Hace algún tiempo, cuando ver alguien pegado al móvil todo el día era raro, me preguntaba qué era lo que hacía que teclearan absortos incansablemente, indiferentes a los demás y ser, en mi criterio, mal educadísimos. Era una visión anticipada de lo que doce o quince años después sería común. Decenas de personas que hacen la cola del bus, caminan por la calle, deambulan por el supermercado, con el móvil prendidos sin ver ni hablar con nadie.
No voy a decir que sea malo. En realidad, la preferencia por lo que nos hace ver el móvil antes que lo que nos rodea, incluyendo nuestros amigos y familia, no es malo ni bueno a priori, solo cuenta una verdad. Hay dos mundos contrapuestos y nos interesa más el virtual durante gran parte del día.
Antes de ponerme a pontificar y a decir que me gustan más los libros de papel que los que leo en la pantalla, los chismes sobre la vecina de abajo que las telenovelas coreanas, o admitir que antes de buscar en un libro de recetas prefiero hacer una búsqueda múltiple y escoger la mejor en la red, hay que admitir que las pantallas se han ganado nuestra atención a pulso, con tecnología de punta fortalecida con inversiones super multimillonarias.
La apuesta que se hace es por un mundo casi totalmente virtual, contando con que, en el real, la felicidad y la alegría no se producen diariamente, ni se encuentran apretando una tecla. Y con que los sucedáneos de las emociones y las pasiones satisfacen a las grandes mayorías, sumando las facilidades para conseguir productos, las informaciones al minuto, los juegos para simplemente entretenerse, los avisos importantes de nuestros servicios públicos, los mensajes de la gente que nos interesa.
¿Y si buscamos un balance?

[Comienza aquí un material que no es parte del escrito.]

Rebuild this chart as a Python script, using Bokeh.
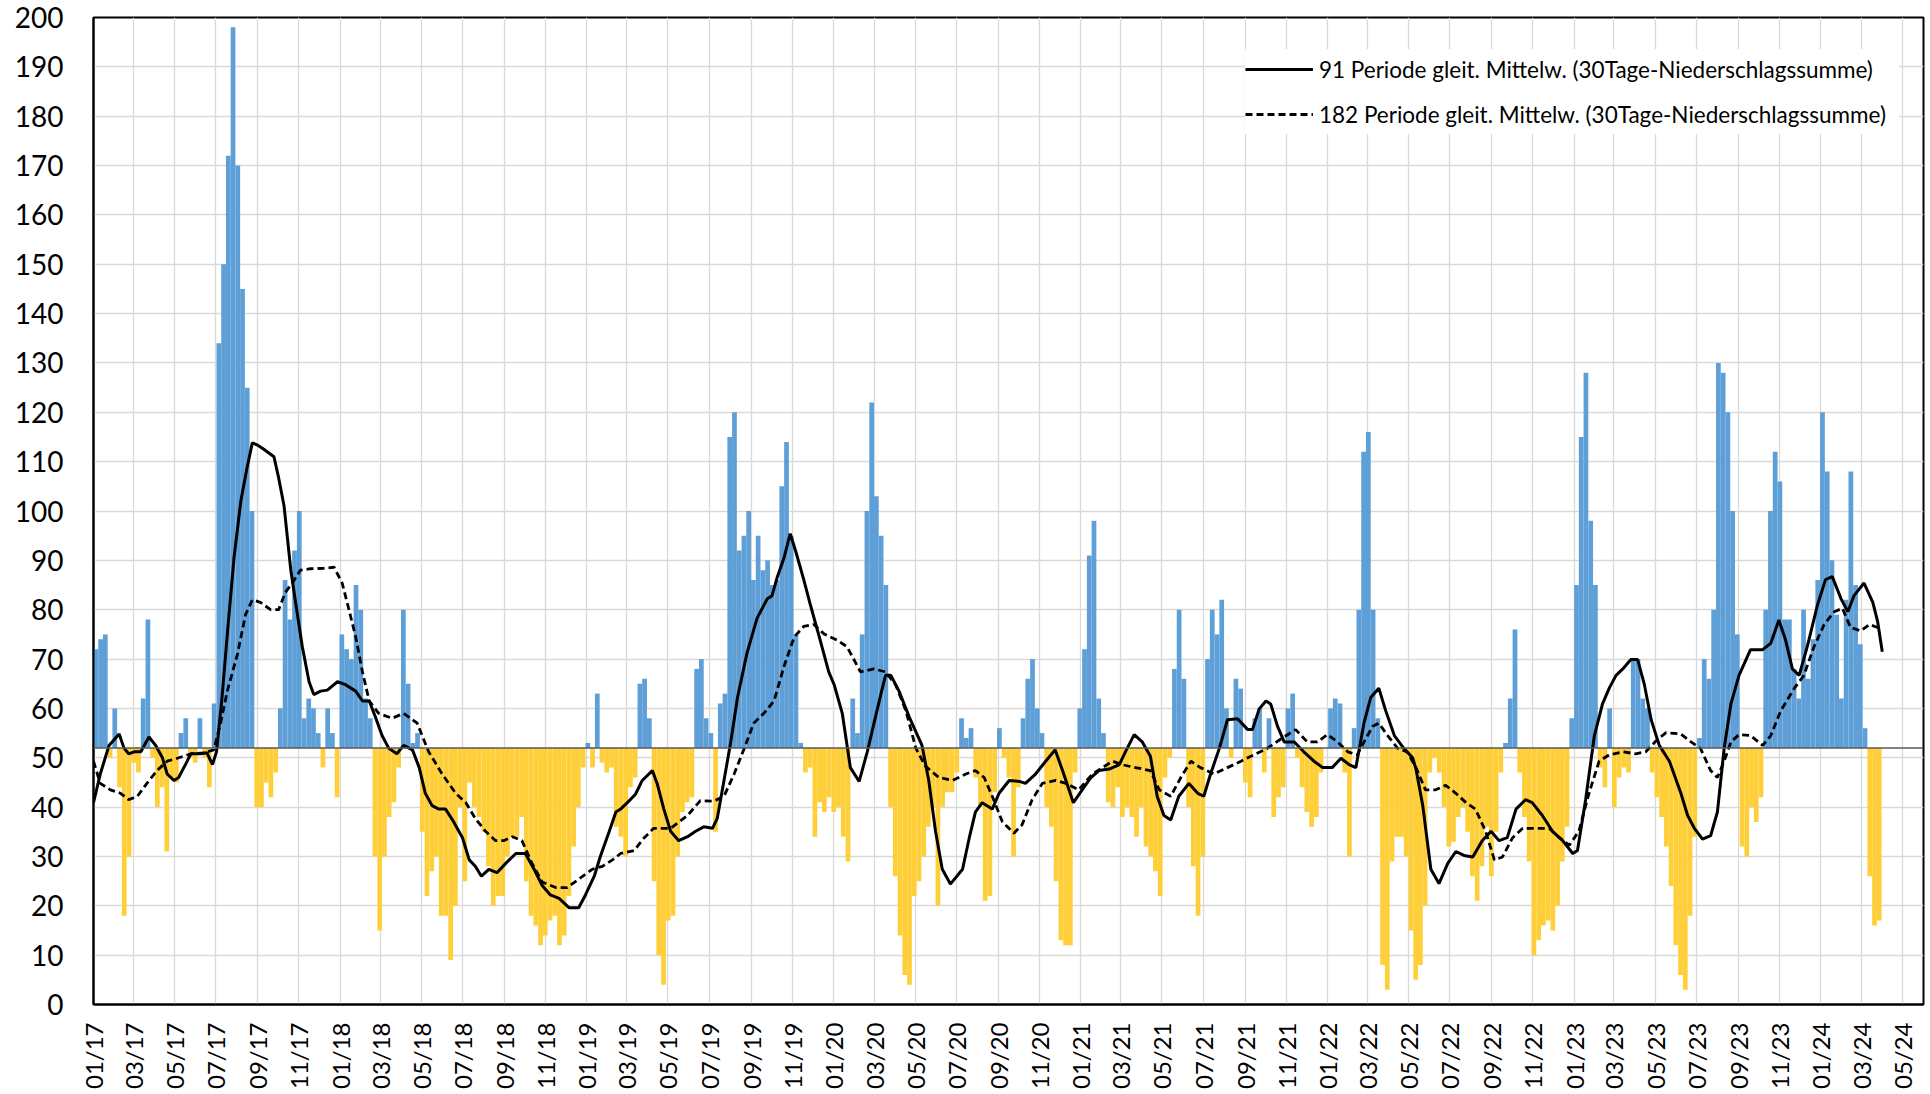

Yo no quiero dejar mi móvil, pero tampoco parar de reírme con la nueva amiga que conseguí en la parada, intercambiar consejos de cocina con mis hijos, jugar con mi gato o disfrutar de la luna llena o el arcoíris frente a frente. Solo nosotros podemos, dándonos cuenta de donde está el balance, poner en su sitio a los dos universos.